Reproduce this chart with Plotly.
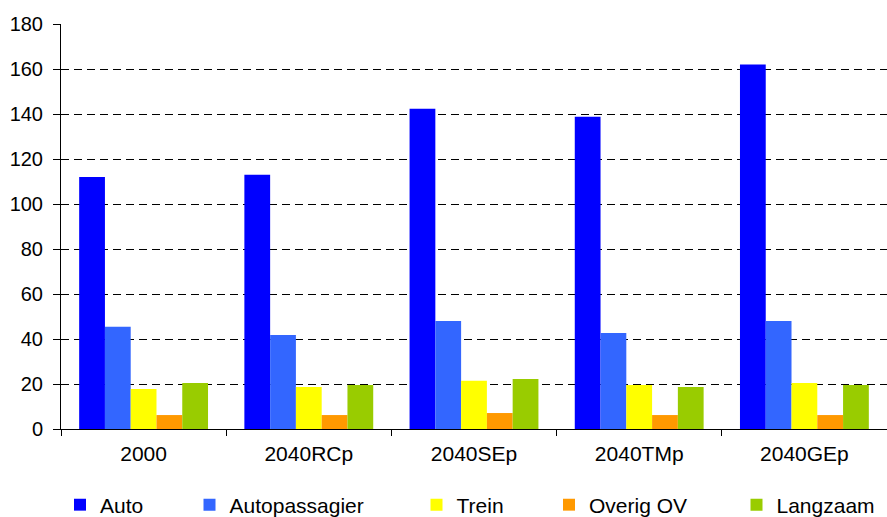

- - -

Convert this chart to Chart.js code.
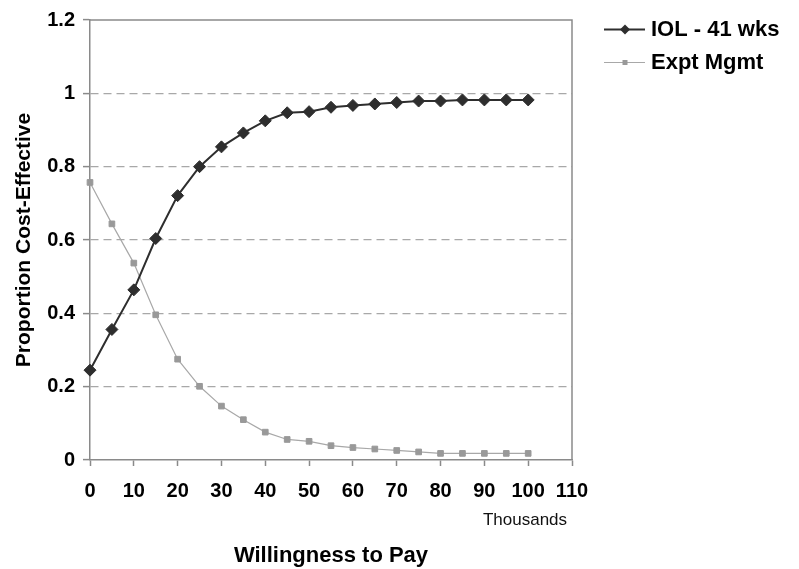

- - -

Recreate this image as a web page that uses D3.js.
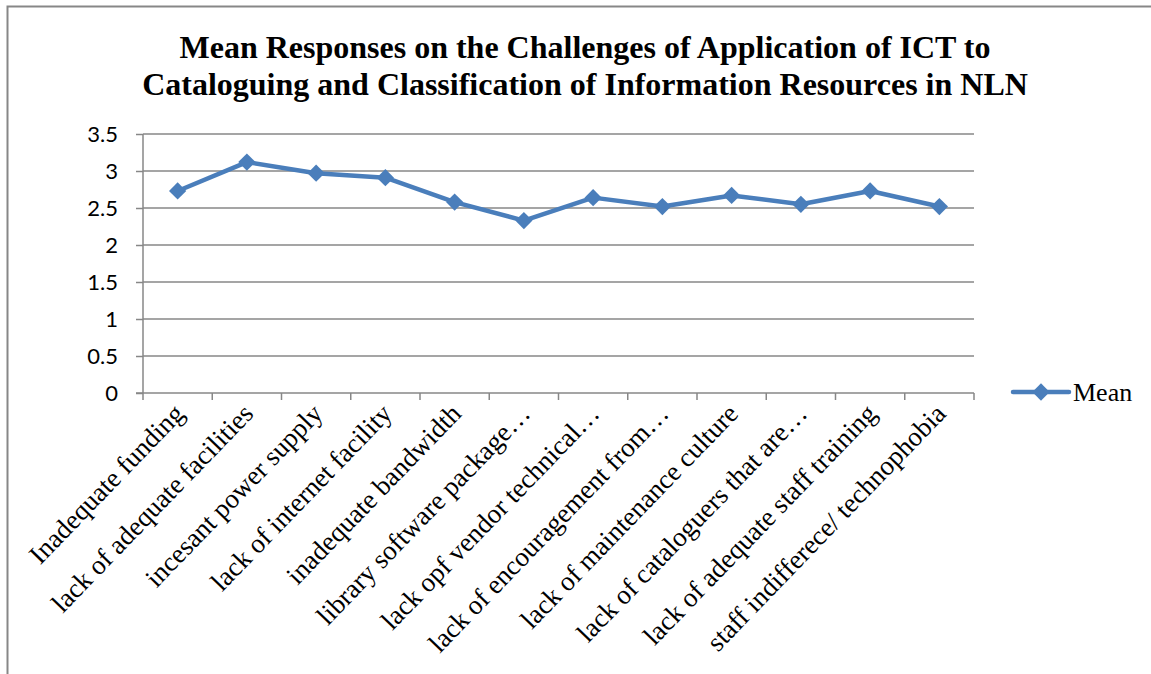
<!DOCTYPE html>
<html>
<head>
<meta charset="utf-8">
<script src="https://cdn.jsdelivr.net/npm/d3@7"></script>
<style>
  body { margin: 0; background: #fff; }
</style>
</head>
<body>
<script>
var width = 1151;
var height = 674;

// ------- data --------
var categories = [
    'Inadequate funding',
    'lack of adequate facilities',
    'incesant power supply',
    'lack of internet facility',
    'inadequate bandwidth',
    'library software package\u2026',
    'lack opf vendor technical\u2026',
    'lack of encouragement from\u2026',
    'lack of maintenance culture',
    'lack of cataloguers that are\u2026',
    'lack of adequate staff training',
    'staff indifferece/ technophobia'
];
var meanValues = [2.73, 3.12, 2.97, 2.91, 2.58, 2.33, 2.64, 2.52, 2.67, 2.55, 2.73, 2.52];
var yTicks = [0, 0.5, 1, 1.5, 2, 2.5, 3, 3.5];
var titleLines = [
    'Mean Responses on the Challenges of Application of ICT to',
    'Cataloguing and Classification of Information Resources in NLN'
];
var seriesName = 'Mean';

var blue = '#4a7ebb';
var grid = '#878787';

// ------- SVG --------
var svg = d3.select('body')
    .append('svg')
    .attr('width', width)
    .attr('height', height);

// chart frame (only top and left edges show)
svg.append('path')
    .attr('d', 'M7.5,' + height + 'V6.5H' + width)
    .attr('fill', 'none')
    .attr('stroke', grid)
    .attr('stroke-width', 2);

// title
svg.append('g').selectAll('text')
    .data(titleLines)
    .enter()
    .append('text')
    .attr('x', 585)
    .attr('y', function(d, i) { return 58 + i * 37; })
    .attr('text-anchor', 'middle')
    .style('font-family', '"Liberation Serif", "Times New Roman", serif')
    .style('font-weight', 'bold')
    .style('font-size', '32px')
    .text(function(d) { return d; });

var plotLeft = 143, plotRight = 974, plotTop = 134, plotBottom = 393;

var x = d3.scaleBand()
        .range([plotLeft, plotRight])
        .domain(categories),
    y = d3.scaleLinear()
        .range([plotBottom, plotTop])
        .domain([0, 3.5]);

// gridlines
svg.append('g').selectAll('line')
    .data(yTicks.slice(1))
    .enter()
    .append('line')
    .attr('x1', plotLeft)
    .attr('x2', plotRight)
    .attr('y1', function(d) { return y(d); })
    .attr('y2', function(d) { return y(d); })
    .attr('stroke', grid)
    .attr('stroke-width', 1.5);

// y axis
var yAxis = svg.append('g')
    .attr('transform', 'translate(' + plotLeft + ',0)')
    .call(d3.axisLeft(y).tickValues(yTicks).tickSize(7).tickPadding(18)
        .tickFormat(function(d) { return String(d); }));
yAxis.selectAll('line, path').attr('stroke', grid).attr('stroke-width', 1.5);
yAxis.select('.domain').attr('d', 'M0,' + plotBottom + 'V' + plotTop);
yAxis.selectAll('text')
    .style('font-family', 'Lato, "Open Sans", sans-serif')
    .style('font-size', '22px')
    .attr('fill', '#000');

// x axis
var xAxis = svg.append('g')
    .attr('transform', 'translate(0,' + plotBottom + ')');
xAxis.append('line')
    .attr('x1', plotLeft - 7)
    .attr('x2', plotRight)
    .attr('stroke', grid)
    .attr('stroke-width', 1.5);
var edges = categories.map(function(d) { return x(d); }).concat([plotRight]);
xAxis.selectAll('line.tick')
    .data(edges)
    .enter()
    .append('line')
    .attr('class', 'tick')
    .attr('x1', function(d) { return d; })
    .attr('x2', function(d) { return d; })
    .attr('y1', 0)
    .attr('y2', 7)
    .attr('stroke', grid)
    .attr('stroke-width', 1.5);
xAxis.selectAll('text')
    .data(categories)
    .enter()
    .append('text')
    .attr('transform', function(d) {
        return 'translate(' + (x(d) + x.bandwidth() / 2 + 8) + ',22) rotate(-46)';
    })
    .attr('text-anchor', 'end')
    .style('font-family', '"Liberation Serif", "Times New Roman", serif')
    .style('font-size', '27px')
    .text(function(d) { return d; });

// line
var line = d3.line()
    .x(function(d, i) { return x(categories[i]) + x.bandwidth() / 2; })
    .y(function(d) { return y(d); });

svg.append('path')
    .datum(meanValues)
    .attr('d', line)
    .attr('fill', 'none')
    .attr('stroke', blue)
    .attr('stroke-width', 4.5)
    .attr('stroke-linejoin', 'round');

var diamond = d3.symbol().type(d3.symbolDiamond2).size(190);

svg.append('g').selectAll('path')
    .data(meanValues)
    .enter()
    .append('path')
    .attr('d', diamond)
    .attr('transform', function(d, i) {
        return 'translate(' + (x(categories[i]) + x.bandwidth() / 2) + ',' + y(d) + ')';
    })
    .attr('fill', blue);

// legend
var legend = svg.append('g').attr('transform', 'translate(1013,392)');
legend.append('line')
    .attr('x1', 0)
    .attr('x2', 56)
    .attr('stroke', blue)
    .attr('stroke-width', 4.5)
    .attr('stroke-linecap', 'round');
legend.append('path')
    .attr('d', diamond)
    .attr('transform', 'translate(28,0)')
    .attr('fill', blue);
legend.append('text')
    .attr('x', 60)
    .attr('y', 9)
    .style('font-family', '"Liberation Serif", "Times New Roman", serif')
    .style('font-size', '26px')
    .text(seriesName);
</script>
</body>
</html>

- - -

= Exercise =
Make an exact copy of the lines from the one containing "Recreate this image" to the one containing "var height = 674;", keeping both and leaving out every picture.

= Output for this task =
Recreate this image as a web page that uses D3.js.
<!DOCTYPE html>
<html>
<head>
<meta charset="utf-8">
<script src="https://cdn.jsdelivr.net/npm/d3@7"></script>
<style>
  body { margin: 0; background: #fff; }
</style>
</head>
<body>
<script>
var width = 1151;
var height = 674;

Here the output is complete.